# What is Statistical Distribution in Six Sigma?

*Distribution *is the statistical term that describes the relative likelihood of observing values for a variable factor.* *When you think of a Six Sigma initiative and the critical performance characteristics of a product or service — either output *Y*s or input *X*s — you should begin thinking of them as distributions. Variation is inherent in all *X*s and *Y*s, so you will see distributions in your measurements.

In 1891, the famous scientist Lord Kelvin provided valuable insight for future Six Sigma practitioners:

When you can measure what you are speaking about, and express it in numbers, you know something about it; but when you cannot express it in numbers, your knowledge is of a meager and unsatisfactory kind. It may be the beginning of knowledge, but you have scarcely, in your thoughts, advanced to the state of science.

In other words, if you want to make big performance gains, you need to harness the power of statistics and data analysis to take you out of the realm of intuition and estimation and into the realm of objective truth. Statistics — and its embodiment in Six Sigma — is like vegetables: It’s not always what you want to have, but you know it’s good for you.

*Statistics* is the branch of mathematics that distills raw numbers, data, and measurements into knowledge and insight. If you understand a little bit about statistics, you can create a data-leveraging environment that you can use to understand or improve something.

You don’t have to have a PhD in statistics to be a Six Sigma practitioner, but you should have a grasp of statistical concepts. Armed with two quantities — a measure of location and a measure of spread — you can describe any type of distribution in scientific terms. Lord Kelvin would be proud!

Suppose you need to find out how long filling out a certain purchase order form takes.

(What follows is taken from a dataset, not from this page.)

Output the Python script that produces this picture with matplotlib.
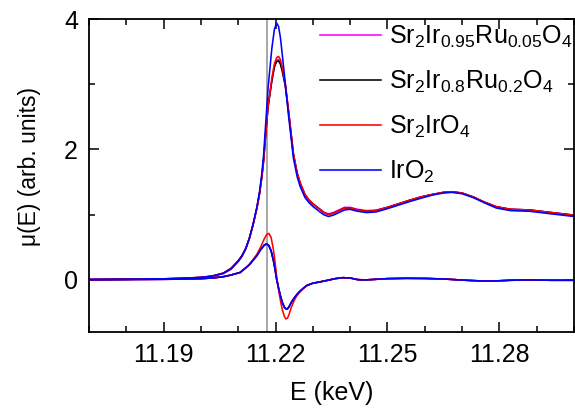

Each time you fill out the form, you record the elapsed time to the nearest second and plot the result as a dot along a horizontal time scale. You can see the first three times you fill out the form, with times of 41, 50, and 47 seconds.

See how your data reveals that variation is inherent in the process? Continuing the study, you take a total of 100 purchase order time measurements. Whenever you encounter a measurement that already has a recording (such as 47 seconds), you simply stack another dot on top of the previous dot.

Notice that the output values that occur often pile up with multiple dots. For example, 50 seconds is the purchase order completion time that occurs more frequently than any other. Consequently, it has the highest peak in the chart (15 occurrences). Output values that happen less frequently have lower heights, and output values that were never observed have no dots at all.

You can see how the measured output is *distributed* along its scale of measure: time. Looking at the chart, you can predict that if you were to measure another cycle of the purchase order process, the elapsed time would most likely be around 50 seconds. A completion time of 30 seconds or 80 seconds, for example, is just not likely to happen.